Rows from a dataset of charts and code:
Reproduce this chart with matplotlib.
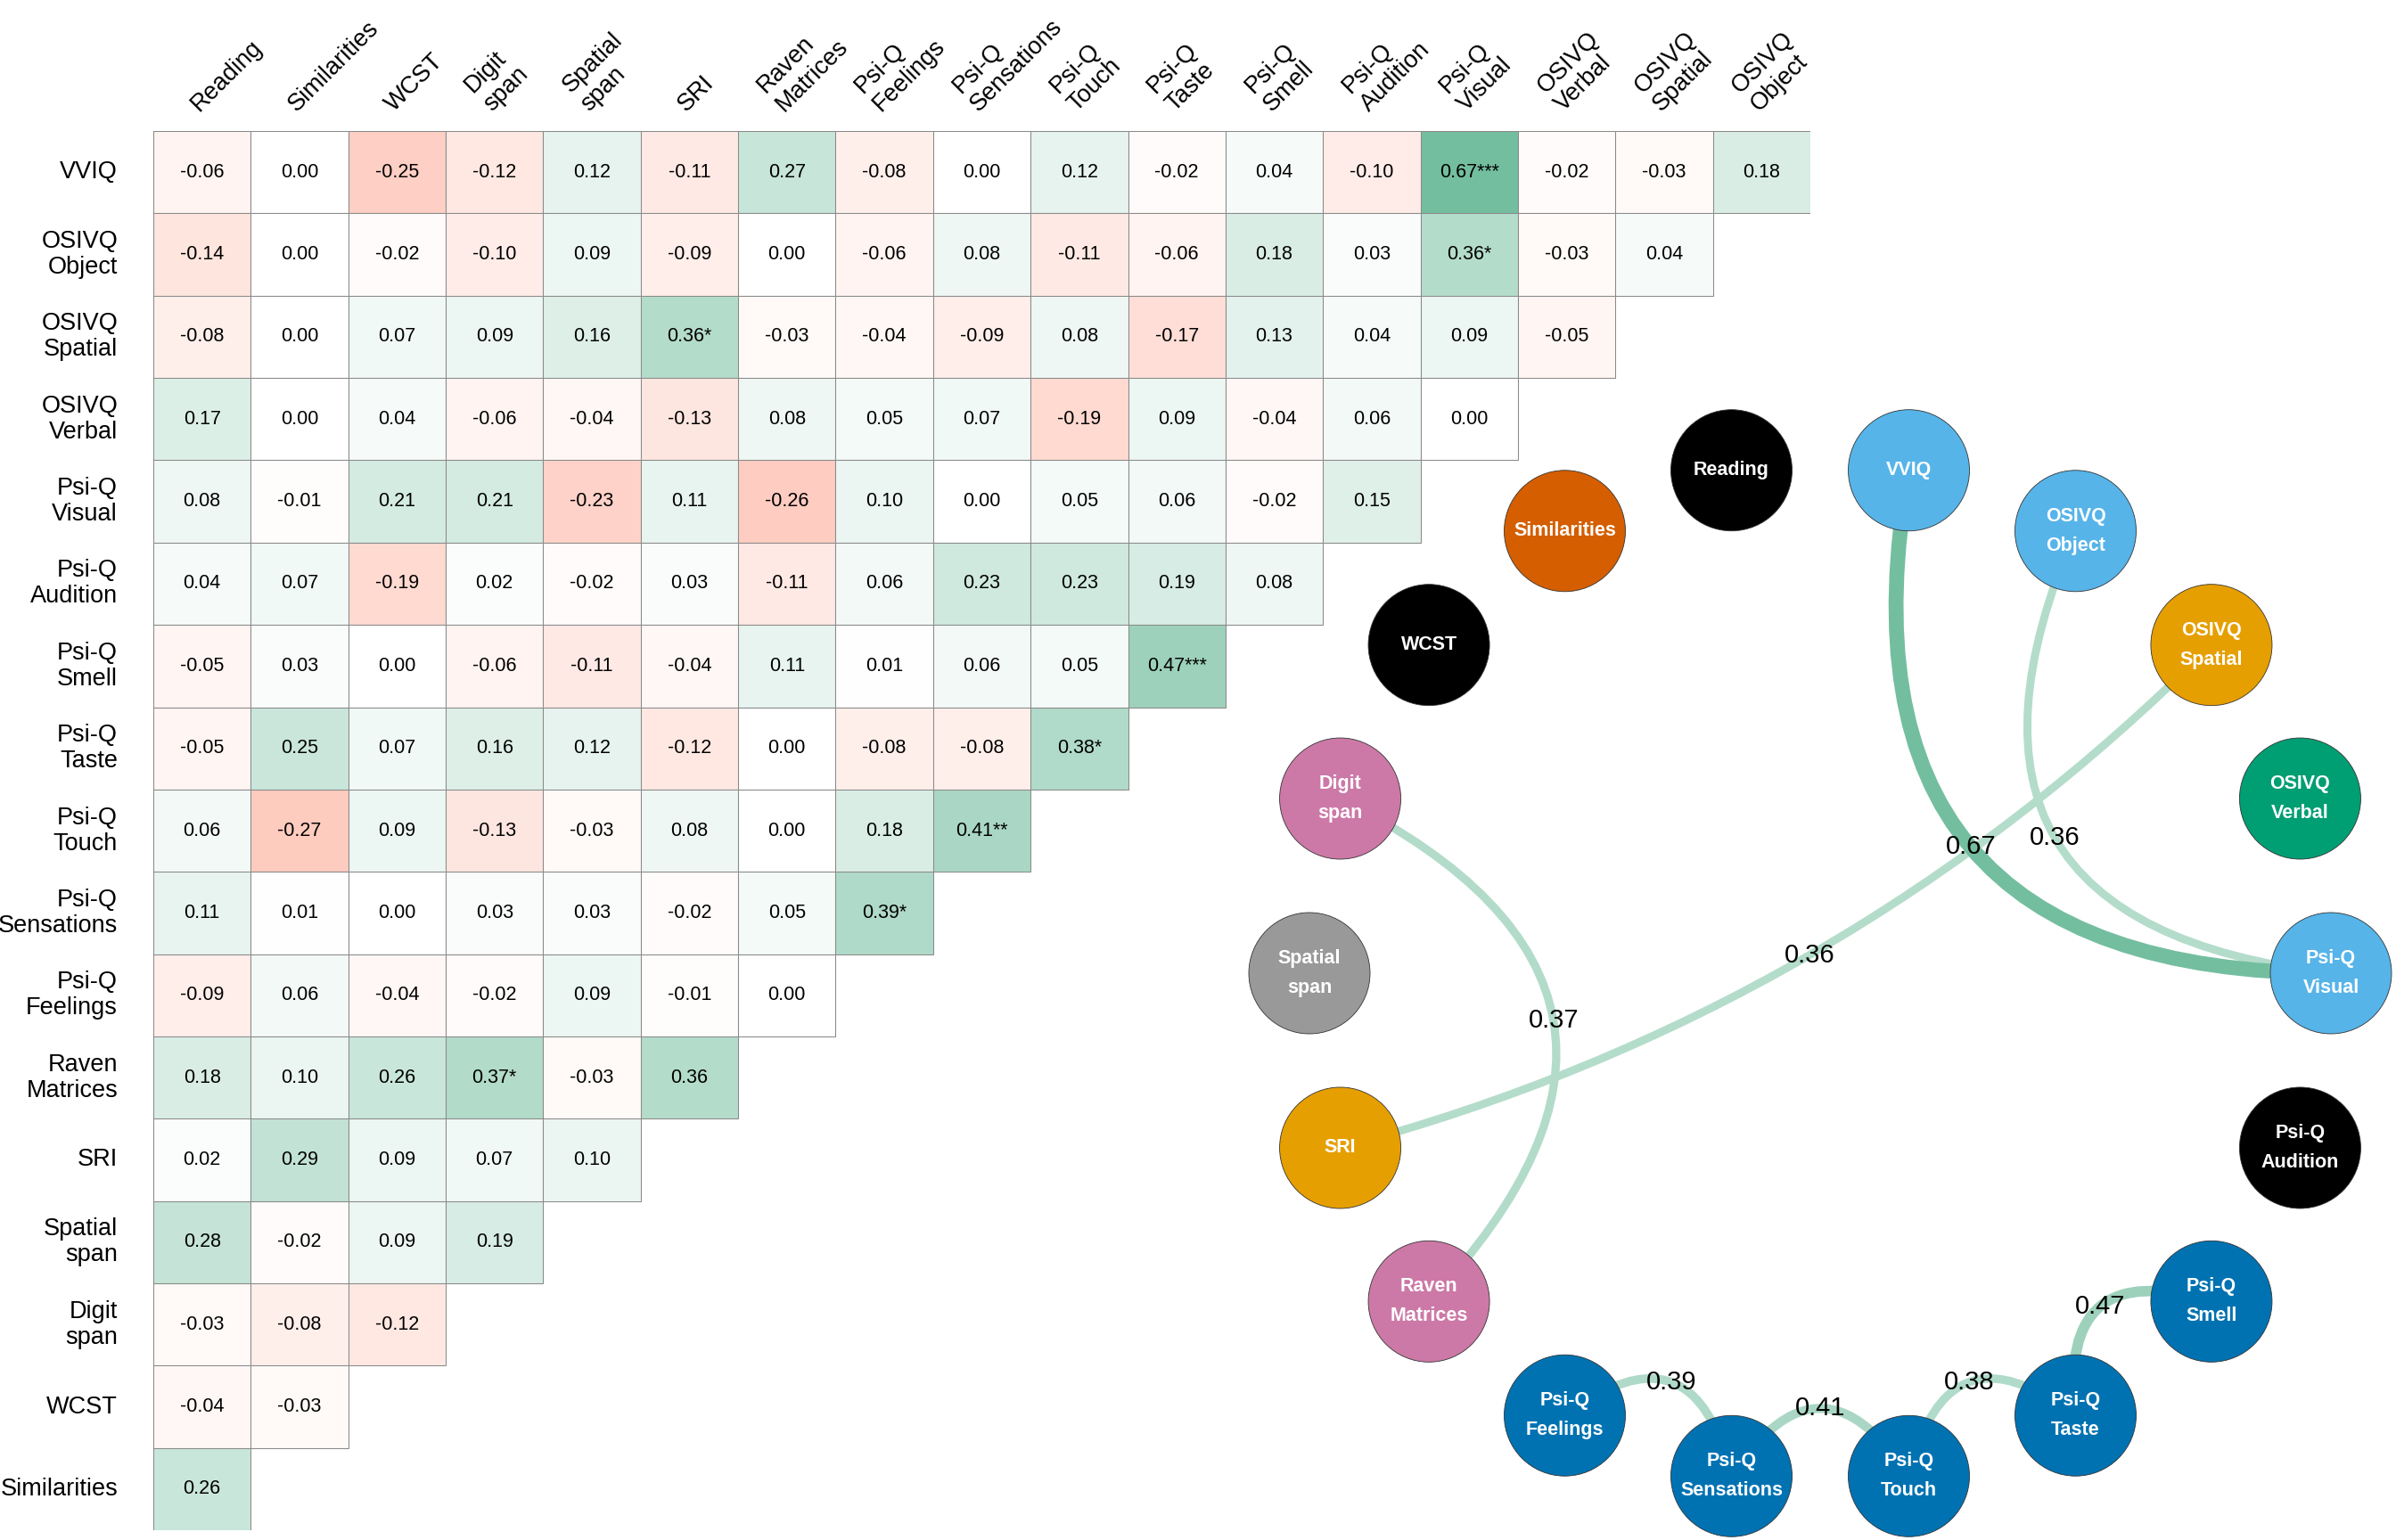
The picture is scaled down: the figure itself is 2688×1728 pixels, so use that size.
import numpy as np
import matplotlib
matplotlib.use("Agg")
import matplotlib.pyplot as plt
from matplotlib.colors import LinearSegmentedColormap, Normalize
from matplotlib.patches import Rectangle, Circle, PathPatch
from matplotlib.path import Path
from matplotlib.transforms import ScaledTranslation

plt.rcParams['font.family'] = ['Liberation Sans', 'DejaVu Sans']

name_of_file = "out.png"

# heatmap rows (top to bottom) and columns (left to right)
rows = ["VVIQ", "OSIVQ\nObject", "OSIVQ\nSpatial", "OSIVQ\nVerbal", "Psi-Q\nVisual",
        "Psi-Q\nAudition", "Psi-Q\nSmell", "Psi-Q\nTaste", "Psi-Q\nTouch",
        "Psi-Q\nSensations", "Psi-Q\nFeelings", "Raven\nMatrices", "SRI",
        "Spatial\nspan", "Digit\nspan", "WCST", "Similarities"]
cols = ["Reading", "Similarities", "WCST", "Digit\nspan", "Spatial\nspan", "SRI",
        "Raven\nMatrices", "Psi-Q\nFeelings", "Psi-Q\nSensations", "Psi-Q\nTouch",
        "Psi-Q\nTaste", "Psi-Q\nSmell", "Psi-Q\nAudition", "Psi-Q\nVisual",
        "OSIVQ\nVerbal", "OSIVQ\nSpatial", "OSIVQ\nObject"]

# correlations, row i has 17 - i values
corr = [
    [-0.06, 0.00, -0.25, -0.12, 0.12, -0.11, 0.27, -0.08, 0.00, 0.12, -0.02, 0.04, -0.10, 0.67, -0.02, -0.03, 0.18],
    [-0.14, 0.00, -0.02, -0.10, 0.09, -0.09, 0.00, -0.06, 0.08, -0.11, -0.06, 0.18, 0.03, 0.36, -0.03, 0.04],
    [-0.08, 0.00, 0.07, 0.09, 0.16, 0.36, -0.03, -0.04, -0.09, 0.08, -0.17, 0.13, 0.04, 0.09, -0.05],
    [0.17, 0.00, 0.04, -0.06, -0.04, -0.13, 0.08, 0.05, 0.07, -0.19, 0.09, -0.04, 0.06, 0.00],
    [0.08, -0.01, 0.21, 0.21, -0.23, 0.11, -0.26, 0.10, 0.00, 0.05, 0.06, -0.02, 0.15],
    [0.04, 0.07, -0.19, 0.02, -0.02, 0.03, -0.11, 0.06, 0.23, 0.23, 0.19, 0.08],
    [-0.05, 0.03, 0.00, -0.06, -0.11, -0.04, 0.11, 0.01, 0.06, 0.05, 0.47],
    [-0.05, 0.25, 0.07, 0.16, 0.12, -0.12, 0.00, -0.08, -0.08, 0.38],
    [0.06, -0.27, 0.09, -0.13, -0.03, 0.08, 0.00, 0.18, 0.41],
    [0.11, 0.01, 0.00, 0.03, 0.03, -0.02, 0.05, 0.39],
    [-0.09, 0.06, -0.04, -0.02, 0.09, -0.01, 0.00],
    [0.18, 0.10, 0.26, 0.37, -0.03, 0.36],
    [0.02, 0.29, 0.09, 0.07, 0.10],
    [0.28, -0.02, 0.09, 0.19],
    [-0.03, -0.08, -0.12],
    [-0.04, -0.03],
    [0.26],
]

# significance stars (row, column)
stars = {
    ("VVIQ", "Psi-Q\nVisual"): "***",
    ("OSIVQ\nObject", "Psi-Q\nVisual"): "*",
    ("OSIVQ\nSpatial", "SRI"): "*",
    ("Psi-Q\nSmell", "Psi-Q\nTaste"): "***",
    ("Psi-Q\nTaste", "Psi-Q\nTouch"): "*",
    ("Psi-Q\nTouch", "Psi-Q\nSensations"): "**",
    ("Psi-Q\nSensations", "Psi-Q\nFeelings"): "*",
    ("Raven\nMatrices", "Digit\nspan"): "*",
}

# network nodes, clockwise starting at VVIQ
nodes = rows + ["Reading"]
node_colors = ["#56B4E9", "#56B4E9", "#E69F00", "#009E73", "#56B4E9", "#000000",
               "#0072B2", "#0072B2", "#0072B2", "#0072B2", "#0072B2", "#CC79A7",
               "#E69F00", "#999999", "#CC79A7", "#000000", "#D55E00", "#000000"]

W, H = 2688, 1728
DPI = 100

cmap = LinearSegmentedColormap.from_list(
    "rg", [(251 / 255, 62 / 255, 18 / 255), (1, 1, 1), (48 / 255, 158 / 255, 113 / 255)])
norm = Normalize(-1, 1)


def main():
    fig = plt.figure(figsize=(W / DPI, H / DPI), dpi=DPI)

    # ---- heatmap ----
    n = len(rows)
    left, top, cw, ch = 172, 147, 109.35, 92.36
    ax = fig.add_axes([left / W, 1 - (top + n * ch) / H, n * cw / W, n * ch / H])
    ax.set_xlim(0, n)
    ax.set_ylim(n, 0)
    ax.axis('off')

    for i, row in enumerate(corr):
        for j, v in enumerate(row):
            ax.add_patch(Rectangle((j, i), 1, 1, facecolor=cmap(norm(v)),
                                   edgecolor='#8a8a8a', lw=0.75))
            s = stars.get((rows[i], cols[j]), "")
            ax.text(j + 0.5, i + 0.5, f"{v:.2f}{s}", ha='center', va='center', fontsize=15.5)

    col_off = ax.transData + ScaledTranslation(1 / DPI, 17 / DPI, fig.dpi_scale_trans)
    for j, c in enumerate(cols):
        ax.text(j + 0.5, 0, c, transform=col_off, rotation=45, rotation_mode='anchor',
                ha='left', va='bottom', fontsize=19.5, linespacing=1.15)

    row_off = ax.transData + ScaledTranslation(-40 / DPI, 0, fig.dpi_scale_trans)
    for i, r in enumerate(rows):
        ax.text(0, i + 0.5, r, transform=row_off, ha='right', va='center',
                fontsize=19.5, linespacing=1.15, multialignment='right')

    # ---- network ----
    cx, cy, R = 2042, 1092, 573
    half = 1.2
    nax = fig.add_axes([(cx - half * R) / W, (H - cy - half * R) / H,
                        2 * half * R / W, 2 * half * R / H])
    nax.set_xlim(-half, half)
    nax.set_ylim(-half, half)
    nax.axis('off')

    ang = np.deg2rad(80 - 20 * np.arange(len(nodes)))
    pos = {name: np.array([np.cos(a), np.sin(a)]) for name, a in zip(nodes, ang)}

    # edges = significant correlations
    edges = []
    for (rname, cname) in stars:
        i, j = rows.index(rname), cols.index(cname)
        edges.append((rname, cname, corr[i][j]))

    for a, b, r in sorted(edges, key=lambda e: e[2]):
        p0, p2 = pos[a], pos[b]
        m = (p0 + p2) / 2
        f = np.linalg.norm(p2 - p0) / 1.29
        c = m + f * (np.zeros(2) - m)
        path = Path([p0, c, p2], [Path.MOVETO, Path.CURVE3, Path.CURVE3])
        nax.add_patch(PathPatch(path, facecolor='none', edgecolor=cmap(norm(r)),
                                lw=18 * abs(r), capstyle='butt', zorder=1, clip_on=False))
        mid = 0.25 * p0 + 0.5 * c + 0.25 * p2
        nax.text(mid[0], mid[1], f"{r:.2f}", ha='center', va='center', fontsize=21, zorder=5)

    for name, col in zip(nodes, node_colors):
        x, y = pos[name]
        nax.add_patch(Circle((x, y), 68 / R, facecolor=col, edgecolor='#333333',
                             lw=0.6, zorder=3, clip_on=False))
        nax.text(x, y, name, ha='center', va='center', color='white', fontsize=15.5,
                 fontweight='bold', linespacing=1.75, zorder=4)

    fig.savefig(name_of_file, dpi=DPI)


if __name__ == "__main__":
    main()
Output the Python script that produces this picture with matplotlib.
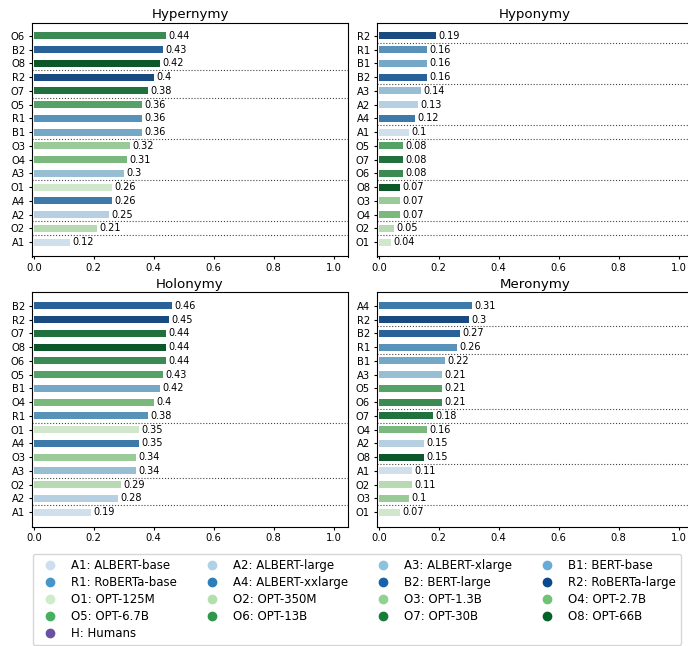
import colorsys

import matplotlib

matplotlib.use("Agg")
import matplotlib.pyplot as plt
import numpy as np
from matplotlib.colors import to_rgb
from matplotlib.lines import Line2D

# model codes and names
BLUE_CODES = ["A1", "A2", "A3", "B1", "R1", "A4", "B2", "R2"]
BLUE_NAMES = ["ALBERT-base", "ALBERT-large", "ALBERT-xlarge", "BERT-base",
              "RoBERTa-base", "ALBERT-xxlarge", "BERT-large", "RoBERTa-large"]
GREEN_CODES = ["O1", "O2", "O3", "O4", "O5", "O6", "O7", "O8"]
GREEN_NAMES = ["OPT-125M", "OPT-350M", "OPT-1.3B", "OPT-2.7B",
               "OPT-6.7B", "OPT-13B", "OPT-30B", "OPT-66B"]

# per-relation rankings (top to bottom) with scores
HYPER_MODELS = ["O6", "B2", "O8", "R2", "O7", "O5", "R1", "B1",
                "O3", "O4", "A3", "O1", "A4", "A2", "O2", "A1"]
HYPER_SCORES = [0.44, 0.43, 0.42, 0.4, 0.38, 0.36, 0.36, 0.36,
                0.32, 0.31, 0.3, 0.26, 0.26, 0.25, 0.21, 0.12]
HYPER_SEPS = [2.5, 4.5, 7.5, 10.5, 13.5, 14.5]

HYPO_MODELS = ["R2", "R1", "B1", "B2", "A3", "A2", "A4", "A1",
               "O5", "O7", "O6", "O8", "O3", "O4", "O2", "O1"]
HYPO_SCORES = [0.19, 0.16, 0.16, 0.16, 0.14, 0.13, 0.12, 0.1,
               0.08, 0.08, 0.08, 0.07, 0.07, 0.07, 0.05, 0.04]
HYPO_SEPS = [0.5, 3.5, 6.5, 7.5, 10.5, 13.5, 14.5]

HOLO_MODELS = ["B2", "R2", "O7", "O8", "O6", "O5", "B1", "O4",
               "R1", "O1", "A4", "O3", "A3", "O2", "A2", "A1"]
HOLO_SCORES = [0.46, 0.45, 0.44, 0.44, 0.44, 0.43, 0.42, 0.4,
               0.38, 0.35, 0.35, 0.34, 0.34, 0.29, 0.28, 0.19]
HOLO_SEPS = [8.5, 12.5, 14.5]

MERO_MODELS = ["A4", "R2", "B2", "R1", "B1", "A3", "O5", "O6",
               "O7", "O4", "A2", "O8", "A1", "O2", "O3", "O1"]
MERO_SCORES = [0.31, 0.3, 0.27, 0.26, 0.22, 0.21, 0.21, 0.21,
               0.18, 0.16, 0.15, 0.15, 0.11, 0.11, 0.1, 0.07]
MERO_SEPS = [1.5, 3.5, 7.5, 8.5, 11.5, 14.5]

PANELS = [
    ("Hypernymy", HYPER_MODELS, HYPER_SCORES, HYPER_SEPS),
    ("Hyponymy", HYPO_MODELS, HYPO_SCORES, HYPO_SEPS),
    ("Holonymy", HOLO_MODELS, HOLO_SCORES, HOLO_SEPS),
    ("Meronymy", MERO_MODELS, MERO_SCORES, MERO_SEPS),
]

COLORS = {}
for c, col in zip(BLUE_CODES, plt.cm.Blues(np.linspace(0.22, 0.9, 8))):
    COLORS[c] = col[:3]
for c, col in zip(GREEN_CODES, plt.cm.Greens(np.linspace(0.22, 0.9, 8))):
    COLORS[c] = col[:3]
HUMAN_COLOR = "#6a51a3"


def desaturate(color, prop=0.75):
    h, l, s = colorsys.rgb_to_hls(*to_rgb(color))
    return colorsys.hls_to_rgb(h, l, s * prop)


def draw_panel(ax, title, models, scores, seps):
    y = np.arange(len(models))
    ax.barh(y, scores, height=0.5, color=[desaturate(COLORS[m]) for m in models])
    for yi, s in zip(y, scores):
        ax.text(s + 0.01, yi, f"{s:g}", va="center", ha="left", fontsize=7)
    for sep in seps:
        ax.axhline(sep, color="#444444", ls=":", lw=0.8)
    ax.set_yticks(y)
    ax.set_yticklabels(models)
    ax.set_ylim(16.05, -0.97)
    ax.set_xlim(-0.006, 1.048)
    ax.set_xticks(np.arange(0, 1.01, 0.2))
    ax.tick_params(labelsize=7.2, length=2.5, pad=2.5)
    ax.set_title(title, fontsize=9.6, pad=3)


fig = plt.figure(figsize=(6.88, 6.46), dpi=100)
w, h = 316 / 688, 234 / 646
positions = [
    [32 / 688, 1 - 256.5 / 646, w, h],
    [377 / 688, 1 - 256.5 / 646, w, h],
    [32 / 688, 1 - 526.5 / 646, w, h],
    [377 / 688, 1 - 526.5 / 646, w, h],
]
for pos, (title, models, scores, seps) in zip(positions, PANELS):
    draw_panel(fig.add_axes(pos), title, models, scores, seps)

# legend, filled column-wise so it reads row-wise
entries = [(f"{c}: {n}", COLORS[c]) for c, n in zip(BLUE_CODES + GREEN_CODES, BLUE_NAMES + GREEN_NAMES)]
entries.append(("H: Humans", HUMAN_COLOR))
order = [0, 4, 8, 12, 16, 1, 5, 9, 13, 2, 6, 10, 14, 3, 7, 11, 15]
handles = [Line2D([], [], ls="", marker="o", markersize=6, color=entries[i][1]) for i in order]
labels = [entries[i][0] for i in order]
fig.legend(handles, labels, ncol=4, fontsize=8.5, mode="expand",
           bbox_to_anchor=(33 / 688, 1 / 646, 648 / 688, 89 / 646), loc="lower left",
           handletextpad=0.8, labelspacing=0.35, borderaxespad=0.0)

fig.savefig("out.png", dpi=100)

Instructions to follow: Quote the data above exactly from the line with "Output the Python" to the line with "from matplotlib.lines import Line2D", both ends counted, and nothing else. Pictures don't go in.

Task result:
Output the Python script that produces this picture with matplotlib.
import colorsys

import matplotlib

matplotlib.use("Agg")
import matplotlib.pyplot as plt
import numpy as np
from matplotlib.colors import to_rgb
from matplotlib.lines import Line2D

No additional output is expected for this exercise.